- _Data lines_
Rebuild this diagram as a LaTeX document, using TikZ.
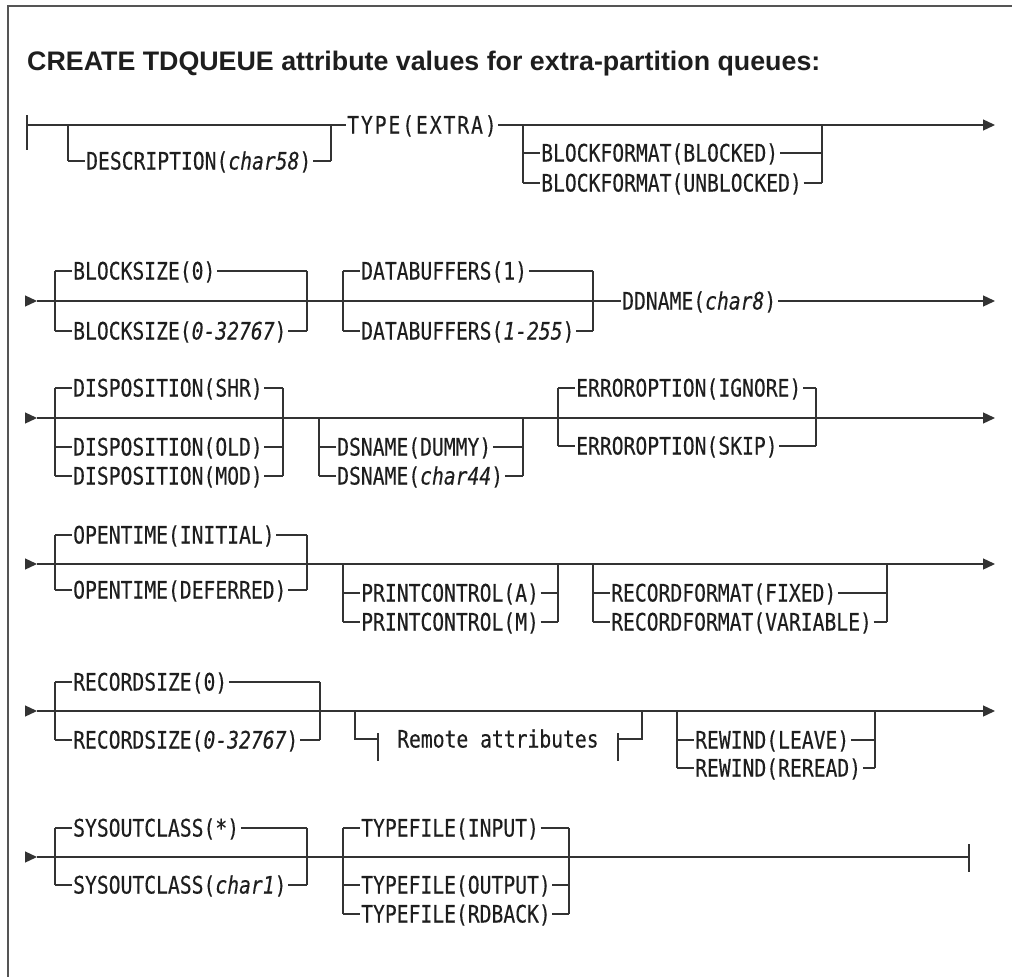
\documentclass[tikz,border=0pt]{standalone}
\usepackage{fontspec}
\newfontfamily\monof{DejaVu Sans Mono}[FakeStretch=0.82,FakeBold=0.3,ItalicFont={DejaVu Sans Mono Oblique}]
\newfontfamily\titlef{Liberation Sans}
\usetikzlibrary{arrows.meta,calc}
\definecolor{linec}{HTML}{333333}
\definecolor{txtc}{HTML}{1E1E1E}
\definecolor{framec}{HTML}{555555}
\newcommand\rrit[5]{%
  \coordinate (#1l) at (#2,#3);
  \coordinate (#1r) at (#4,#3);
  \node[lbl] (#1) at (#2+18,#3) {#5};
  \draw[rr,shorten >=1pt] (#1l) -- (#1l -| #1.west);
  \draw[rr,shorten <=1.5pt] (#1r -| #1.east) -- (#1r);
}
\newcommand\rrstart[2]{%
  \coordinate (#1a) at (25,#2);
  \coordinate (#1s) at (37,#2);
  \draw[rr,-{Triangle[length=12pt,width=11pt]}] (#1a) -- (#1s);
}
\begin{document}
\begin{tikzpicture}[x=1pt,y=-1pt,
  rr/.style={line width=1.3pt,draw=linec},
  tip/.style={-{Triangle[length=12pt,width=11pt]}},
  lbl/.style={anchor=base west,inner sep=0pt,yshift=-8.5pt,font=\monof\fontsize{24}{26}\selectfont,text=txtc},
  ttl/.style={anchor=base west,inner sep=0pt,font=\titlef\bfseries\fontsize{26.8}{30}\selectfont,text=txtc}]
\useasboundingbox (0,0) rectangle (1012,977);
% frame
\coordinate (fr1) at (8,977); \coordinate (fr2) at (8,6); \coordinate (fr3) at (1012,6);
\draw[framec,line width=1.5pt] (fr1) -- (fr2) -- (fr3);
\node[ttl] (title) at (27,70) {CREATE TDQUEUE attribute values for extra-partition queues:};

% ---------- row 1 ----------
\coordinate (r1s) at (27,125); \coordinate (r1e) at (995,125);
\coordinate (r1b1) at (27,115); \coordinate (r1b2) at (27,150);
\draw[rr] (r1b1) -- (r1b2);
\node[lbl] (type) at (347,125) {\addfontfeature{LetterSpace=8}TYPE(EXTRA)};
\draw[rr,shorten >=1pt] (r1s) -- (r1s -| type.west);
\draw[rr,tip,shorten <=1.5pt] (type.east |- r1e) -- (r1e);
\rrit{desc}{68}{161}{331}{DESCRIPTION(\textit{char58})}
\draw[rr] (descl |- r1s) -- (descl);
\draw[rr] (descr |- r1s) -- (descr);
\rrit{bfa}{523}{153}{822}{BLOCKFORMAT(BLOCKED)}
\rrit{bfb}{523}{183}{822}{BLOCKFORMAT(UNBLOCKED)}
\draw[rr] (bfbl |- r1s) -- (bfbl);
\draw[rr] (bfbr |- r1s) -- (bfbr);

% ---------- row 2 ----------
\rrstart{r2}{301}
\coordinate (r2e) at (995,301);
\node[lbl] (dd) at (622,301) {DDNAME(\textit{char8})};
\draw[rr,shorten >=1pt] (r2s) -- (r2s -| dd.west);
\draw[rr,tip,shorten <=1.5pt] (dd.east |- r2e) -- (r2e);
\rrit{bsa}{55}{271}{307}{BLOCKSIZE(0)}
\rrit{bsb}{55}{331}{307}{BLOCKSIZE(\textit{0-32767})}
\draw[rr] (bsal) -- (bsbl); \draw[rr] (bsar) -- (bsbr);
\rrit{dba}{343}{271}{593}{DATABUFFERS(1)}
\rrit{dbb}{343}{331}{593}{DATABUFFERS(\textit{1-255})}
\draw[rr] (dbal) -- (dbbl); \draw[rr] (dbar) -- (dbbr);

% ---------- row 3 ----------
\rrstart{r3}{418}
\coordinate (r3e) at (995,418);
\draw[rr,tip] (r3s) -- (r3e);
\rrit{dsa}{55}{388}{283}{DISPOSITION(SHR)}
\rrit{dsb}{55}{447}{283}{DISPOSITION(OLD)}
\rrit{dsc}{55}{476}{283}{DISPOSITION(MOD)}
\draw[rr] (dsal) -- (dscl); \draw[rr] (dsar) -- (dscr);
\rrit{dna}{319}{447}{523}{DSNAME(DUMMY)}
\rrit{dnb}{319}{476}{523}{DSNAME(\textit{char44})}
\draw[rr] (dnbl |- r3s) -- (dnbl); \draw[rr] (dnbr |- r3s) -- (dnbr);
\rrit{eoa}{558}{388}{816}{ERROROPTION(IGNORE)}
\rrit{eob}{558}{446}{816}{ERROROPTION(SKIP)}
\draw[rr] (eoal) -- (eobl); \draw[rr] (eoar) -- (eobr);

% ---------- row 4 ----------
\rrstart{r4}{564}
\coordinate (r4e) at (995,564);
\draw[rr,tip] (r4s) -- (r4e);
\rrit{ota}{55}{535}{307}{OPENTIME(INITIAL)}
\rrit{otb}{55}{590}{307}{OPENTIME(DEFERRED)}
\draw[rr] (otal) -- (otbl); \draw[rr] (otar) -- (otbr);
\rrit{pca}{343}{593}{558}{PRINTCONTROL(A)}
\rrit{pcb}{343}{622}{558}{PRINTCONTROL(M)}
\draw[rr] (pcbl |- r4s) -- (pcbl); \draw[rr] (pcbr |- r4s) -- (pcbr);
\rrit{rfa}{593}{593}{887}{RECORDFORMAT(FIXED)}
\rrit{rfb}{593}{622}{887}{RECORDFORMAT(VARIABLE)}
\draw[rr] (rfbl |- r4s) -- (rfbl); \draw[rr] (rfbr |- r4s) -- (rfbr);

% ---------- row 5 ----------
\rrstart{r5}{711}
\coordinate (r5e) at (995,711);
\draw[rr,tip] (r5s) -- (r5e);
\rrit{rsa}{55}{682}{320}{RECORDSIZE(0)}
\rrit{rsb}{55}{740}{320}{RECORDSIZE(\textit{0-32767})}
\draw[rr] (rsal) -- (rsbl); \draw[rr] (rsar) -- (rsbr);
\coordinate (rml) at (355,739); \coordinate (rmb1) at (378,739);
\coordinate (rmb2) at (618,739); \coordinate (rmr) at (642,739);
\node[lbl] (rm) at (397,739) {Remote attributes};
\draw[rr] (rml |- r5s) -- (rml) -- (rmb1);
\draw[rr] ([yshift=6pt]rmb1) -- ([yshift=-22pt]rmb1);
\draw[rr] ([yshift=6pt]rmb2) -- ([yshift=-22pt]rmb2);
\draw[rr] (rmb2) -- (rmr) -- (rmr |- r5s);
\rrit{rwa}{677}{740}{875}{REWIND(LEAVE)}
\rrit{rwb}{677}{768}{875}{REWIND(REREAD)}
\draw[rr] (rwbl |- r5s) -- (rwbl); \draw[rr] (rwbr |- r5s) -- (rwbr);

% ---------- row 6 ----------
\rrstart{r6}{857}
\coordinate (r6e) at (969,857);
\coordinate (r6b1) at (969,844); \coordinate (r6b2) at (969,872);
\draw[rr] (r6s) -- (r6e);
\draw[rr] (r6b1) -- (r6b2);
\rrit{soa}{55}{828}{307}{SYSOUTCLASS(*)}
\rrit{sob}{55}{885}{307}{SYSOUTCLASS(\textit{char1})}
\draw[rr] (soal) -- (sobl); \draw[rr] (soar) -- (sobr);
\rrit{tfa}{343}{828}{569}{TYPEFILE(INPUT)}
\rrit{tfb}{343}{885}{569}{TYPEFILE(OUTPUT)}
\rrit{tfc}{343}{914}{569}{TYPEFILE(RDBACK)}
\draw[rr] (tfal) -- (tfcl); \draw[rr] (tfar) -- (tfcr);
\end{tikzpicture}
\end{document}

- _What is asked_
Write out the listing above exactly as it stands, pictures excluded.

- _Written response_
Rebuild this diagram as a LaTeX document, using TikZ.
\documentclass[tikz,border=0pt]{standalone}
\usepackage{fontspec}
\newfontfamily\monof{DejaVu Sans Mono}[FakeStretch=0.82,FakeBold=0.3,ItalicFont={DejaVu Sans Mono Oblique}]
\newfontfamily\titlef{Liberation Sans}
\usetikzlibrary{arrows.meta,calc}
\definecolor{linec}{HTML}{333333}
\definecolor{txtc}{HTML}{1E1E1E}
\definecolor{framec}{HTML}{555555}
\newcommand\rrit[5]{%
  \coordinate (#1l) at (#2,#3);
  \coordinate (#1r) at (#4,#3);
  \node[lbl] (#1) at (#2+18,#3) {#5};
  \draw[rr,shorten >=1pt] (#1l) -- (#1l -| #1.west);
  \draw[rr,shorten <=1.5pt] (#1r -| #1.east) -- (#1r);
}
\newcommand\rrstart[2]{%
  \coordinate (#1a) at (25,#2);
  \coordinate (#1s) at (37,#2);
  \draw[rr,-{Triangle[length=12pt,width=11pt]}] (#1a) -- (#1s);
}
\begin{document}
\begin{tikzpicture}[x=1pt,y=-1pt,
  rr/.style={line width=1.3pt,draw=linec},
  tip/.style={-{Triangle[length=12pt,width=11pt]}},
  lbl/.style={anchor=base west,inner sep=0pt,yshift=-8.5pt,font=\monof\fontsize{24}{26}\selectfont,text=txtc},
  ttl/.style={anchor=base west,inner sep=0pt,font=\titlef\bfseries\fontsize{26.8}{30}\selectfont,text=txtc}]
\useasboundingbox (0,0) rectangle (1012,977);
% frame
\coordinate (fr1) at (8,977); \coordinate (fr2) at (8,6); \coordinate (fr3) at (1012,6);
\draw[framec,line width=1.5pt] (fr1) -- (fr2) -- (fr3);
\node[ttl] (title) at (27,70) {CREATE TDQUEUE attribute values for extra-partition queues:};

% ---------- row 1 ----------
\coordinate (r1s) at (27,125); \coordinate (r1e) at (995,125);
\coordinate (r1b1) at (27,115); \coordinate (r1b2) at (27,150);
\draw[rr] (r1b1) -- (r1b2);
\node[lbl] (type) at (347,125) {\addfontfeature{LetterSpace=8}TYPE(EXTRA)};
\draw[rr,shorten >=1pt] (r1s) -- (r1s -| type.west);
\draw[rr,tip,shorten <=1.5pt] (type.east |- r1e) -- (r1e);
\rrit{desc}{68}{161}{331}{DESCRIPTION(\textit{char58})}
\draw[rr] (descl |- r1s) -- (descl);
\draw[rr] (descr |- r1s) -- (descr);
\rrit{bfa}{523}{153}{822}{BLOCKFORMAT(BLOCKED)}
\rrit{bfb}{523}{183}{822}{BLOCKFORMAT(UNBLOCKED)}
\draw[rr] (bfbl |- r1s) -- (bfbl);
\draw[rr] (bfbr |- r1s) -- (bfbr);

% ---------- row 2 ----------
\rrstart{r2}{301}
\coordinate (r2e) at (995,301);
\node[lbl] (dd) at (622,301) {DDNAME(\textit{char8})};
\draw[rr,shorten >=1pt] (r2s) -- (r2s -| dd.west);
\draw[rr,tip,shorten <=1.5pt] (dd.east |- r2e) -- (r2e);
\rrit{bsa}{55}{271}{307}{BLOCKSIZE(0)}
\rrit{bsb}{55}{331}{307}{BLOCKSIZE(\textit{0-32767})}
\draw[rr] (bsal) -- (bsbl); \draw[rr] (bsar) -- (bsbr);
\rrit{dba}{343}{271}{593}{DATABUFFERS(1)}
\rrit{dbb}{343}{331}{593}{DATABUFFERS(\textit{1-255})}
\draw[rr] (dbal) -- (dbbl); \draw[rr] (dbar) -- (dbbr);

% ---------- row 3 ----------
\rrstart{r3}{418}
\coordinate (r3e) at (995,418);
\draw[rr,tip] (r3s) -- (r3e);
\rrit{dsa}{55}{388}{283}{DISPOSITION(SHR)}
\rrit{dsb}{55}{447}{283}{DISPOSITION(OLD)}
\rrit{dsc}{55}{476}{283}{DISPOSITION(MOD)}
\draw[rr] (dsal) -- (dscl); \draw[rr] (dsar) -- (dscr);
\rrit{dna}{319}{447}{523}{DSNAME(DUMMY)}
\rrit{dnb}{319}{476}{523}{DSNAME(\textit{char44})}
\draw[rr] (dnbl |- r3s) -- (dnbl); \draw[rr] (dnbr |- r3s) -- (dnbr);
\rrit{eoa}{558}{388}{816}{ERROROPTION(IGNORE)}
\rrit{eob}{558}{446}{816}{ERROROPTION(SKIP)}
\draw[rr] (eoal) -- (eobl); \draw[rr] (eoar) -- (eobr);

% ---------- row 4 ----------
\rrstart{r4}{564}
\coordinate (r4e) at (995,564);
\draw[rr,tip] (r4s) -- (r4e);
\rrit{ota}{55}{535}{307}{OPENTIME(INITIAL)}
\rrit{otb}{55}{590}{307}{OPENTIME(DEFERRED)}
\draw[rr] (otal) -- (otbl); \draw[rr] (otar) -- (otbr);
\rrit{pca}{343}{593}{558}{PRINTCONTROL(A)}
\rrit{pcb}{343}{622}{558}{PRINTCONTROL(M)}
\draw[rr] (pcbl |- r4s) -- (pcbl); \draw[rr] (pcbr |- r4s) -- (pcbr);
\rrit{rfa}{593}{593}{887}{RECORDFORMAT(FIXED)}
\rrit{rfb}{593}{622}{887}{RECORDFORMAT(VARIABLE)}
\draw[rr] (rfbl |- r4s) -- (rfbl); \draw[rr] (rfbr |- r4s) -- (rfbr);

% ---------- row 5 ----------
\rrstart{r5}{711}
\coordinate (r5e) at (995,711);
\draw[rr,tip] (r5s) -- (r5e);
\rrit{rsa}{55}{682}{320}{RECORDSIZE(0)}
\rrit{rsb}{55}{740}{320}{RECORDSIZE(\textit{0-32767})}
\draw[rr] (rsal) -- (rsbl); \draw[rr] (rsar) -- (rsbr);
\coordinate (rml) at (355,739); \coordinate (rmb1) at (378,739);
\coordinate (rmb2) at (618,739); \coordinate (rmr) at (642,739);
\node[lbl] (rm) at (397,739) {Remote attributes};
\draw[rr] (rml |- r5s) -- (rml) -- (rmb1);
\draw[rr] ([yshift=6pt]rmb1) -- ([yshift=-22pt]rmb1);
\draw[rr] ([yshift=6pt]rmb2) -- ([yshift=-22pt]rmb2);
\draw[rr] (rmb2) -- (rmr) -- (rmr |- r5s);
\rrit{rwa}{677}{740}{875}{REWIND(LEAVE)}
\rrit{rwb}{677}{768}{875}{REWIND(REREAD)}
\draw[rr] (rwbl |- r5s) -- (rwbl); \draw[rr] (rwbr |- r5s) -- (rwbr);

% ---------- row 6 ----------
\rrstart{r6}{857}
\coordinate (r6e) at (969,857);
\coordinate (r6b1) at (969,844); \coordinate (r6b2) at (969,872);
\draw[rr] (r6s) -- (r6e);
\draw[rr] (r6b1) -- (r6b2);
\rrit{soa}{55}{828}{307}{SYSOUTCLASS(*)}
\rrit{sob}{55}{885}{307}{SYSOUTCLASS(\textit{char1})}
\draw[rr] (soal) -- (sobl); \draw[rr] (soar) -- (sobr);
\rrit{tfa}{343}{828}{569}{TYPEFILE(INPUT)}
\rrit{tfb}{343}{885}{569}{TYPEFILE(OUTPUT)}
\rrit{tfc}{343}{914}{569}{TYPEFILE(RDBACK)}
\draw[rr] (tfal) -- (tfcl); \draw[rr] (tfar) -- (tfcr);
\end{tikzpicture}
\end{document}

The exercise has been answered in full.